La base manufacturera de Chile no sólo sobrevivió a la Depresión, sino que también floreció gracias a ella. Los controles cambiarios, los elevados aranceles proteccionistas y la Segunda Guerra Mundial agotaron el flujo de importaciones y enfrentaron a los chilenos con la disyuntiva de sustituirlas por productos manufacturados a nivel nacional o bien de arreglárselas sin ellas. Claramente, la creación de la CORFO (Corporación de Fomento de la Producción) en 1939 resultó crucial en este proceso de “industrialización para sustituir importaciones” (ISI). La CORFO se planteó tres objetivos primordiales: aumentar el suministro de energía del país para hacer funcionar las nuevas industrias y mejorar las condiciones de vida; poner en funcionamiento algunas acerías, vitales para cualquier tipo de desarrollo industrial futuro, y crear nuevas industrias”.

“Garantizar un amplio suministro de energía era esencial para la modernización: en la década de 1930, muchos chilenos todavía dependían de la madera como combustible y fuente de calefacción. En 1944, con el fin de producir energía a un bajo coste, la CORFO creó la ENDESA (Empresa Nacional de Electricidad), que comenzó a construir plantas hidroeléctricas (Pilamaiquén, Abanico, y Sauzal, 1946-1998) y creó las bases para una red eléctrica nacional. En 1965, la energía eléctrica satisfacía el 27,3% de la necesidad global de energía del país (desde el 11,6% en 1940); en esa época, la ENDESA suministraba energía a través de todo el territorio nacional. El Estado también incentivó la expansión de la industria del carbón, estableciendo dos nuevas compañías y distribuyendo fondos para modernizar las minas existentes”.

“Quizá el cambio más significativo producido en estos términos ocurrió en la producción de petróleo. La Segunda Guerra Mundial dejó en evidencia el peligro, así como el coste, de depender del petróleo importado. En diciembre de 1945, la CORFO descubrió grandes yacimientos petrolíferos en Magallanes. Desde 1950 la ENAP (Empresa Nacional de Petróleo), propiedad del gobierno, coordinó el desarrollo de la industria petrolífera nacional y construyó una refinería en Con-Con. Gracias a la CORFO, los yacimientos petrolíferos satisfacían el 75% de las necesidades de petróleo en la década de 1960”.

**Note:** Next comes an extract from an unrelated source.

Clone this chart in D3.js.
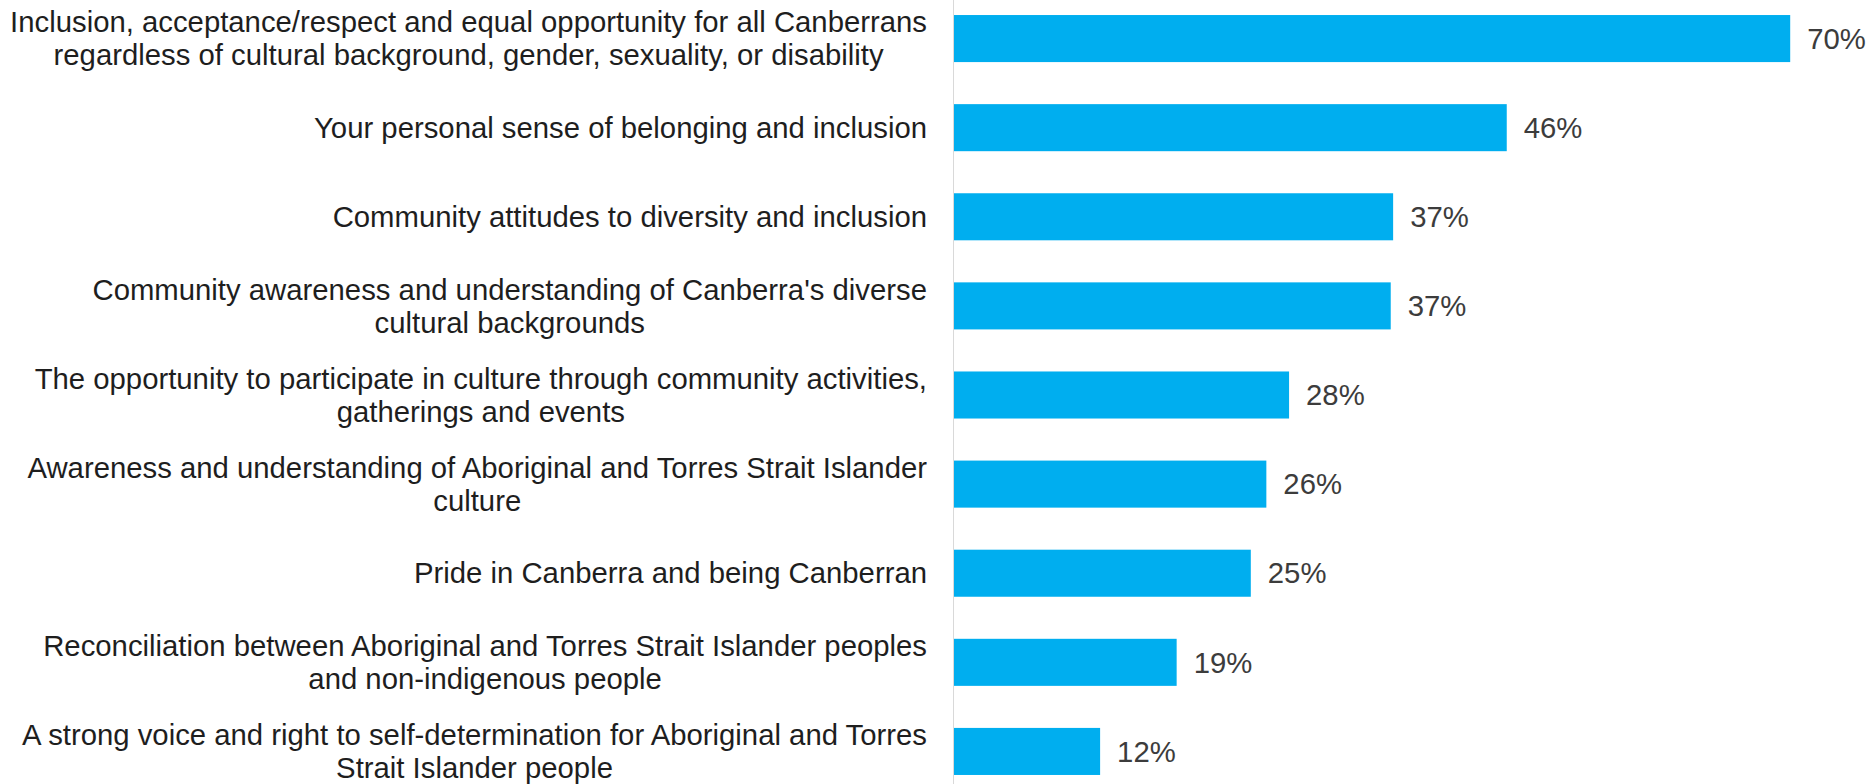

“Además de lograr que el país prácticamente se autoabasteciera de energía, la CORFO construyó el complejo industrial más ambicioso jamás concebido en Chile: la acería de la Compañía de Acero del Pacífico (CAP), en Huachipato, que comenzó a producir en 1950. Ubicada en la bahía de San Vicente, cerca de Concepción, tenía fácil acceso al mar (por donde llegaba el mineral de hierro del Norte Chico), y a carbón local y energía hidroeléctrica barata. Obviamente, la planta tuvo un efecto tónico en la economía de la zona y, a lo largo de los años, el área de Concepción-Talcahuano se convirtió en uno de los mayores centros industriales del país”.

“Con respecto a la industria manufacturera en general, el estímulo de la CORFO en términos de “sustituir las importaciones” fue considerable. En 1940, por ejemplo, otorgó un préstamo a MADEMSA (Manufacturas de Metales), que fabricaba artefactos domésticos y muchos otros productos usando metales locales. MADECO (Manufacturas de Cobre), también con ayuda de la CORFO, comenzó a producir tubos de cobre, aleaciones y artículos de bronce. Los préstamos otorgados a otras compañías permitieron crear plantas productoras de alambre, artículos eléctricos, motores, radios y neumáticos, así como un par de fábricas de cemento. La CORFO también incentivó a las compañías químicas y farmacéuticas para que utilizaran productos químicos derivados de la refinería del petróleo y de la producción de acero. A una escala más modesta, creó una planta procesadora de azúcar de remolacha y amplió la industria de la carne y de las conservas de pescado, estimulando asimismo la fabricación de ropa y calzado. Aunque la prioridad de la CORFO era el desarrollo industrial, no dejó totalmente de lado el campo; entre otras cosas, creó un servicio de alquiler de tractores (SEAM).